D 2017, R: Jakob Preuss, 97 min

Als der Dokumentarfilmer Jakob Preuss 2011 nach Nordafrika kam, wollte er eigentlich einen Film über die Außengrenzen Europas drehen. Hier, vor den Toren von Marokko steht eine Mauer, die für Flüchtlinge das Tor in ein besseres Leben bedeutet. Zu Hunderten sitzen sie auf dem Wall und warten auf ihre Chance, ihn unbemerkt zu überwinden und in eines der Erstaufnahmelager zu fliehen, wo sie dann Asyl beantragen konnten. Einige versuchen ihr Glück mit Schleusern übers Meer. Damals schwappten die Meldungen der Zustände noch spärlich in die westliche Welt.

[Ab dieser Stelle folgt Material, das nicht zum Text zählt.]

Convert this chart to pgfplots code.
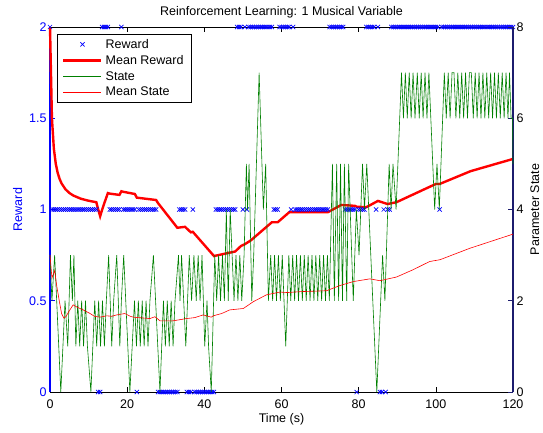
\documentclass[border=0pt]{standalone}
\usepackage{fontspec}
\setmainfont{Liberation Sans}
\usepackage{pgfplots}
\pgfplotsset{compat=1.18}
\usetikzlibrary{calc}
\definecolor{mblue}{RGB}{0,0,255}
\definecolor{mgreen}{RGB}{0,128,0}
\definecolor{mred}{RGB}{255,0,0}
\definecolor{navy}{RGB}{28,28,110}
\begin{document}
\begin{tikzpicture}
\pgfplotsset{
 every axis/.append style={font=\fontsize{12.5}{15}\selectfont},
 /pgf/number format/assume math mode=true,
 legend image code/.code={\draw[mark repeat=2,mark phase=2,#1] plot coordinates {(0pt,0pt) (19pt,0pt) (38pt,0pt)};},
}
\begin{axis}[name=ax1, scale only axis, width=463pt, height=365pt,
 xmin=0, xmax=120, ymin=0, ymax=2, clip=false,
 separate axis lines, axis x line*=box, axis y line*=left,
 x axis line style={black, line width=0.9pt, -},
 y axis line style={mblue, line width=1.2pt, -},
 xtick={0,20,...,120}, ytick={0,0.5,1,1.5,2},
 tick align=inside, major tick length=5pt,
 xtick style={black, line width=0.6pt}, ytick style={mblue, line width=0.6pt},
 yticklabel style={mblue},
 xticklabel style={yshift=-4pt},
 ylabel={Reward}, ylabel style={mblue},
 xlabel={Time (s)}, xlabel style={yshift=2pt},
 title={Reinforcement Learning: 1 Musical Variable}, title style={yshift=-1pt},
]
\addplot[only marks, mark=x, mark size=3pt, mblue, mark options={line width=0.7pt}] coordinates {
(0,2) (13.5,2) (14,2) (14.5,2) (15,2) (18.5,2) (48.5,2) (49,2) (49.5,2) (50.5,2) (51.5,2)
(52,2) (52.5,2) (53,2) (53.5,2) (54,2) (54.5,2) (55,2) (55.5,2) (56,2) (56.5,2) (57,2) (57.5,2)
(59.5,2) (60,2) (60.5,2) (61,2) (61.5,2) (62,2) (63,2)
(72.5,2) (73,2) (73.5,2) (74,2) (74.5,2) (75,2) (75.5,2) (76,2)
(82,2) (82.5,2) (83,2) (83.5,2) (84,2) (85,2)
(88.5,2) (89,2) (89.5,2) (90,2) (90.5,2) (91,2) (91.5,2) (92,2) (92.5,2) (93,2) (93.5,2) (94,2)
(94.5,2) (95,2) (95.5,2) (96,2) (96.5,2) (97,2) (97.5,2) (98,2) (98.5,2) (99,2) (99.5,2) (100,2) (100.5,2)
(101.5,2) (102,2) (102.5,2) (103,2) (103.5,2) (104,2) (104.5,2) (105,2) (105.5,2) (106,2) (106.5,2)
(107,2) (107.5,2) (108,2) (108.5,2) (109,2) (109.5,2) (110,2) (110.5,2) (111,2) (111.5,2) (112,2)
(112.5,2) (113,2) (113.5,2) (114,2) (114.5,2) (115,2) (115.5,2) (116,2) (116.5,2) (117,2) (117.5,2)
(118,2) (118.5,2) (119,2) (119.5,2) (120,2)
(12.5,0) (13,0) (22.5,0) (28,0) (28.5,0) (29,0) (29.5,0) (30,0) (30.5,0) (31,0) (31.5,0) (32,0) (32.5,0) (33,0)
(35.5,0) (36,0) (36.5,0) (37.5,0) (38,0) (38.5,0) (39,0) (39.5,0) (40,0) (40.5,0) (41,0) (41.5,0) (42,0) (42.5,0)
(79.5,0) (85.5,0) (86,0) (87,0)
(0.5,1) (1,1) (1.5,1) (2,1) (2.5,1) (3,1) (3.5,1) (4,1) (4.5,1) (5,1) (5.5,1) (6,1) (6.5,1) (7,1) (7.5,1) (8,1)
(8.5,1) (9,1) (9.5,1) (10,1) (10.5,1) (11,1) (11.5,1) (12,1)
(15.5,1) (16,1) (16.5,1) (17,1) (17.5,1) (18,1)
(19,1) (19.5,1) (20,1) (20.5,1) (21,1) (21.5,1) (22,1)
(23,1) (23.5,1) (24,1) (24.5,1) (25,1) (25.5,1) (26,1) (26.5,1) (27,1) (27.5,1)
(33.5,1) (34,1) (34.5,1) (35,1) (37,1)
(43,1) (43.5,1) (44,1) (44.5,1) (45,1) (45.5,1) (46,1) (46.5,1) (47,1) (47.5,1) (48,1)
(50,1) (51,1) (58,1) (58.5,1) (59,1) (62.5,1)
(63.5,1) (64,1) (64.5,1) (65,1) (65.5,1) (66,1) (66.5,1) (67,1) (67.5,1) (68,1) (68.5,1) (69,1)
(69.5,1) (70,1) (70.5,1) (71,1) (71.5,1) (72,1)
(76.5,1) (77,1) (77.5,1) (78,1) (78.5,1) (79,1) (80,1) (80.5,1) (81,1) (81.5,1)
(84.5,1) (86.5,1) (87.5,1) (88,1) (101,1)
};
\addplot[mred, line width=2.4pt] coordinates {
(0,2) (0.5,1.5) (1,1.333) (1.5,1.25) (2,1.2) (2.5,1.167) (3,1.143) (4,1.111) (5,1.091) (6,1.077)
(8,1.059) (10,1.048) (12,1.04) (12.5,1.0) (13,0.963) (13.5,0.998) (14,1.03) (14.5,1.06) (15,1.09)
(15.5,1.087) (18,1.08) (18.5,1.1) (19,1.097) (22,1.085) (22.5,1.065) (27.5,1.052) (28,1.035)
(33,0.90) (35,0.905) (36.5,0.875) (37,0.878) (42.5,0.745) (48,0.77) (49.5,0.80) (50.5,0.81)
(52,0.83) (57.5,0.93) (59,0.93) (62,0.985) (72,0.985) (75.5,1.025) (79,1.02) (79.5,1.015)
(82,1.013) (85,1.047) (87.5,1.03) (89.8,1.04) (100,1.14) (101,1.14) (109,1.21) (120,1.277)
};
\end{axis}
\begin{axis}[scale only axis, width=463pt, height=365pt,
 xmin=0, xmax=120, ymin=0, ymax=8, clip=false,
 axis y line*=right, axis x line=none,
 y axis line style={navy, line width=1.2pt, -},
 ytick={0,2,4,6,8}, ytick style={navy, line width=0.6pt},
 tick align=inside, major tick length=5pt,
 ylabel={Parameter State},
 legend style={at={(0.0151,0.981)}, anchor=north west, draw=black, line width=0.6pt,
   fill=white, font=\fontsize{12.5}{15}\selectfont, inner xsep=5pt, inner ysep=2pt,
   nodes={inner xsep=3pt, inner ysep=2.8pt}},
 legend cell align=left,
]
\addlegendimage{only marks, mark=x, mark size=3pt, mblue, mark options={line width=0.7pt}}
\addlegendimage{mred, line width=2.4pt}
\addplot[mgreen, line width=0.6pt] table {
t s
0 3
0.5 2
1.2 3
2.8 0
3.9 2
4.6 1
5.3 3
5.8 2
6.2 3
6.7 1
7.2 2
7.7 1
8.2 2
8.7 1
9.2 2
9.7 1
10.6 0
11.6 2
12.1 1
12.6 2
13.1 1
13.6 2
14.1 1
14.6 2
15.2 3
16.0 1
16.5 2
17.3 3
18.1 1
18.5 2
19.1 3
20.7 0
21.9 2
22.4 1
22.9 2
23.4 1
23.9 2
24.4 1
24.9 2
25.4 1
25.9 2
26.8 3
28.5 0
29.4 2
29.9 1
30.4 2
30.9 1
31.4 2
31.9 1
32.4 2
33.3 3
33.7 2
34.1 3
35.2 1
36.1 3
36.7 2
37.3 3
37.9 2
38.4 3
38.9 2
39.4 3
40.1 1
40.7 2
41.1 1
41.8 0
42.7 3
43.2 2
43.7 3
44.2 2
44.7 3
45.2 2
45.7 4
46.2 2
46.7 4
47.2 3
47.7 2
48.2 3
48.7 2
49.2 3
49.7 2
50.3 3
50.9 5
51.2 4
51.6 5
52.3 2
52.8 3
54.2 7
55.3 4
55.9 5
56.6 2
57.2 3
57.7 2
58.2 3
58.7 2
59.2 3
59.7 2
60.2 3
61.1 1
61.9 3
62.4 2
62.9 3
63.4 2
63.9 3
64.4 2
64.9 3
65.4 2
65.9 3
66.4 2
66.9 3
67.4 2
67.9 3
68.4 2
68.9 3
69.4 2
69.9 3
70.4 2
70.9 3
71.4 2
71.9 3
72.4 2
73.2 5
73.7 2
74.3 5
74.8 2
75.3 5
75.8 2
76.3 5
76.9 2
77.4 5
78.6 2
79.4 4
80.1 3
81.0 5
81.5 4
82.1 5
84.7 0
86.2 3
86.8 2
87.9 5
88.4 4
88.9 5
89.7 4
91.1 7
91.6 6
92.1 7
92.6 6
93.1 7
93.6 6
94.1 7
94.6 6
95.2 7
95.7 6
96.2 7
96.7 6
97.2 7
97.7 6
98.2 7
99.7 4
100.3 5
100.9 4
102.2 7
102.7 6
103.2 7
103.7 6
104.2 7
104.7 7
105.2 6
105.7 7
106.2 6
106.7 7
107.2 6
107.7 7
108.2 6
108.7 7
109.2 7
109.7 6
110.2 7
110.7 6
111.2 7
111.7 6
112.2 7
112.7 6
113.2 7
113.7 6
114.2 7
114.7 6
115.2 7
115.7 6
116.2 7
116.7 6
117.2 7
117.7 6
118.2 7
118.7 6
119.1 7
119.5 6
119.9 6
120 5
};
\addplot[mred, line width=0.6pt] coordinates {
(0,3) (0.5,2.5) (1.2,2.66) (1.8,2.3) (2.4,2.0) (3.0,1.72) (3.6,1.62) (4.1,1.65) (5.0,1.78) (6.0,1.91)
(7.0,1.86) (8.6,1.80) (10.4,1.72) (11.5,1.66) (12.9,1.64) (14.7,1.67) (16.0,1.66) (17.3,1.69)
(19.4,1.72) (20.8,1.66) (21.6,1.64) (25.9,1.61) (27.2,1.65) (28.5,1.56) (31.9,1.56) (35.4,1.61)
(37.5,1.63) (39.7,1.69) (41.8,1.64) (42.3,1.67) (44.5,1.72) (46.6,1.80) (50.1,1.83) (52.7,1.98)
(56.1,2.13) (59.6,2.19) (61.5,2.18) (65,2.2) (71.7,2.22) (75,2.33) (78.6,2.42) (82.9,2.48)
(85.5,2.44) (89.8,2.52) (94.1,2.68) (98.4,2.86) (101.1,2.9) (108.8,3.15) (120,3.46)
};
\legend{Reward, Mean Reward, State, Mean State}
\end{axis}
\pgfresetboundingbox
\path ($(ax1.south west)+(-50pt,-40pt)$) rectangle ($(ax1.north east)+(30pt,27pt)$);
\end{tikzpicture}
\end{document}
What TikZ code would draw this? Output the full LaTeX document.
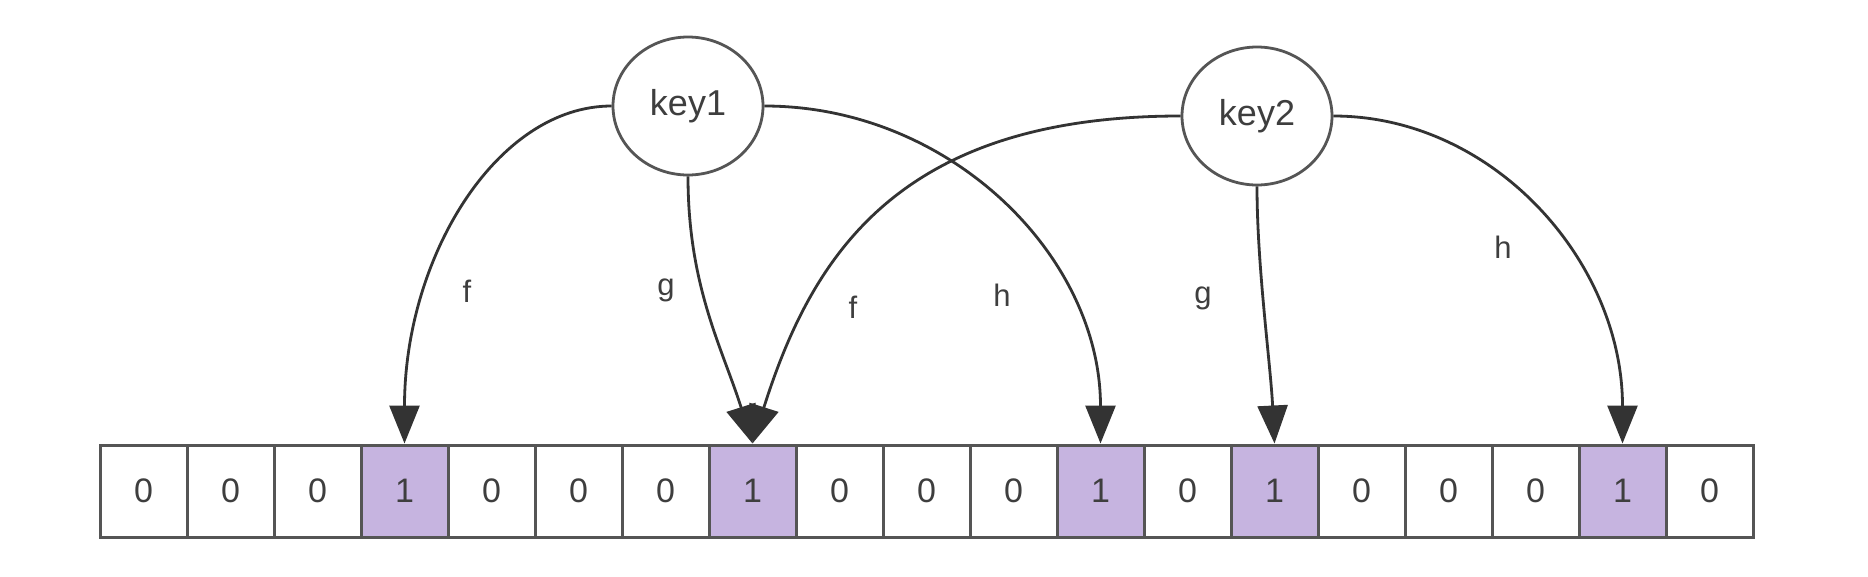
\documentclass[tikz,border=0pt]{standalone}
\usepackage{fontspec}
\setmainfont{Liberation Sans}
\usetikzlibrary{arrows.meta,shapes.geometric}
\definecolor{lc}{HTML}{333333}
\definecolor{bc}{HTML}{555555}
\definecolor{pu}{RGB}{198,180,224}
\definecolor{tc}{HTML}{3E3E3E}
\begin{document}
\begin{tikzpicture}[x=1pt,y=-1pt,
  keynode/.style={ellipse,draw=bc,line width=2.8pt,minimum width=150pt,minimum height=138pt,inner sep=0pt,text=tc,font=\fontsize{36}{40}\selectfont},
  cellbox/.style={rectangle,draw=bc,line width=3pt,minimum width=87pt,minimum height=92pt,inner sep=0pt,text=tc,font=\fontsize{34}{40}\selectfont},
  setbox/.style={cellbox,fill=pu},
  hasharrow/.style={draw=lc,line width=2.8pt,-{Triangle[width=30pt,length=38pt]}},
  hashlabel/.style={text=tc,font=\fontsize{31}{36}\selectfont,inner sep=0pt}]
\useasboundingbox (0,0) rectangle (1868,576);
\fill[white] (0,0) rectangle (1868,576);

\foreach \v/\s [count=\i from 0] in {0/cellbox,0/cellbox,0/cellbox,1/setbox,0/cellbox,0/cellbox,0/cellbox,1/setbox,0/cellbox,0/cellbox,0/cellbox,1/setbox,0/cellbox,1/setbox,0/cellbox,0/cellbox,0/cellbox,1/setbox,0/cellbox}
  \node[\s] (c\i) at ({100+87*(\i+0.5)},491) {\v};

\node[keynode] (k1) at (688,106) {key1};
\node[keynode] (k2) at (1257,116) {key2};

\draw[hasharrow] (k1.west) .. controls +(-115,0) and +(0,-186) .. (c3.north);
\draw[hasharrow] (k1.south) .. controls +(0,110) and +(-30,-95) .. (c7.north);
\draw[hasharrow] (k1.east) .. controls +(186,0) and +(0,-187) .. (c11.north);
\draw[hasharrow] (k2.west) .. controls +(-280,0) and +(60,-190) .. (c7.north);
\draw[hasharrow] (k2.south) .. controls +(0,80) and +(-4,-80) .. (c13.north);
\draw[hasharrow] (k2.east) .. controls +(160,0) and +(0,-182) .. (c17.north);

\node[hashlabel] (l1) at (467,291) {f};
\node[hashlabel] (l2) at (666,290) {g};
\node[hashlabel] (l3) at (1002,295) {h};
\node[hashlabel] (l4) at (853,307) {f};
\node[hashlabel] (l5) at (1203,298) {g};
\node[hashlabel] (l6) at (1503,247) {h};
\end{tikzpicture}
\end{document}
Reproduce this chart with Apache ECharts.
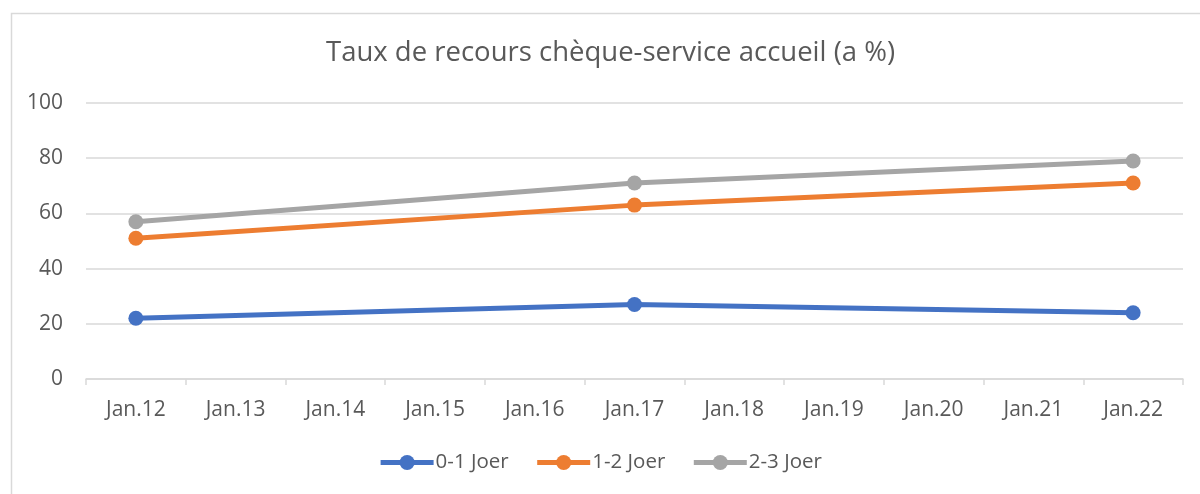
<!DOCTYPE html>
<html>
<head>
<meta charset="utf-8">
<script src="https://cdn.jsdelivr.net/npm/echarts@6/dist/echarts.min.js"></script>
<style>
html,body{margin:0;padding:0;background:#fff;}
#chart{width:1200px;height:494px;}
</style>
</head>
<body>
<div id="chart"></div>
<script>
var categories = ['Jan.12','Jan.13','Jan.14','Jan.15','Jan.16','Jan.17','Jan.18','Jan.19','Jan.20','Jan.21','Jan.22'];
var series01 = [22, null, null, null, null, 27, null, null, null, null, 24];
var series12 = [51, null, null, null, null, 63, null, null, null, null, 71];
var series23 = [57, null, null, null, null, 71, null, null, null, null, 79];
var seriesNames = ['0-1 Joer', '1-2 Joer', '2-3 Joer'];
var colors = ['#4472C4', '#ED7D31', '#A5A5A5'];

var chart = echarts.init(document.getElementById('chart'));
var font = 'Open Sans';
function mk(name, data, color) {
  return {
    name: name, type: 'line', data: data, connectNulls: true,
    symbol: 'circle', symbolSize: 15,
    lineStyle: {width: 5, color: color},
    itemStyle: {color: color},
    emphasis: {disabled: true},
    animation: false
  };
}
chart.setOption({
  animation: false,
  graphic: [{
    type: 'rect', left: 9, top: 11,
    shape: {width: 1250, height: 550},
    style: {fill: 'none', stroke: '#d9d9d9', lineWidth: 1.5},
    silent: true, z: -1
  }],
  title: {
    text: 'Taux de recours chèque-service accueil (a %)',
    left: 321, top: 34,
    textStyle: {fontFamily: font, fontSize: 27.5, fontWeight: 'normal', color: '#595959'}
  },
  legend: {
    bottom: 16, left: 'center',
    itemWidth: 53, itemHeight: 19, itemGap: 26,
    lineStyle: {width: 5},
    textStyle: {fontFamily: font, fontSize: 20.5, color: '#595959', padding: [0,0,0,-3]},
    data: seriesNames
  },
  grid: {left: 86, right: 17, top: 103, bottom: 115},
  xAxis: {
    type: 'category', data: categories, boundaryGap: true,
    axisLine: {lineStyle: {color: '#d9d9d9', width: 1.5}},
    axisTick: {show: true, length: 6, lineStyle: {color: '#d9d9d9', width: 1.5}},
    axisLabel: {fontFamily: font, fontSize: 21, color: '#595959', margin: 21}
  },
  yAxis: {
    type: 'value', min: 0, max: 100, interval: 20,
    axisLine: {show: false}, axisTick: {show: false},
    splitLine: {lineStyle: {color: '#d9d9d9', width: 1.5}},
    axisLabel: {fontFamily: font, fontSize: 21, color: '#595959', margin: 23}
  },
  series: [
    mk(seriesNames[0], series01, colors[0]),
    mk(seriesNames[1], series12, colors[1]),
    mk(seriesNames[2], series23, colors[2])
  ]
});
</script>
</body>
</html>
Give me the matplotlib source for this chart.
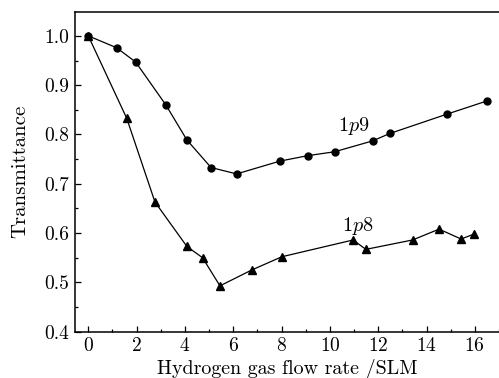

Von einer Flüchtlingskrise war noch nicht die Rede. Jakob Preuss zählt zu den Privilegierten, die den Weg in beide Richtungen problemlos bestreiten können. Mit seiner Kamera in der Hand ging er in eines der Camps, wo die Menschen auf ihren Moment der Flucht warteten und traf dort auf Paul, einen freundlichen Mann Anfang dreißig, der ihn durch die provisorische Zeltstadt führte. Er hatte bereits eine Odyssee aus Kamerun hinter sich, um hierher zu gelangen. In seiner Heimat war er von der Uni geflogen, weil man ihn mit Studentenprotesten in Zusammenhang brachte. Ein Stipendium in Kanada konnte er nicht antreten, weil er kein Visum bekam. Armut und die Anfeindungen anderer Stammesmitglieder ließen ihm keine Wahl als die Flucht nach Europa anzutreten. Zwischen den beiden unterschiedlichen Männern entwickelte sich eine Freundschaft, die geprägt ist von Erwartungen und Hoffnungen, Hilfe und Hilflosigkeit und einer scheinbar unüberwindbaren Schlucht zwischen zwei Lebensrealitäten. Preuss bezieht aber auch die Grenzer in seinen Film ein, zeigt ihren Alltag, die moralisch fragwürdigen Express-Abschiedbungen an der Mauer und die Streifen der Grenzschützer an den Rändern unserer Republik. Aber es sind die Begegnungen mit Paul, die den Schlagzeilen ein Gesicht geben. So wird aus dem geplanten Blick aus der Distanz ein zutiefst persönliches Langzeitdokument.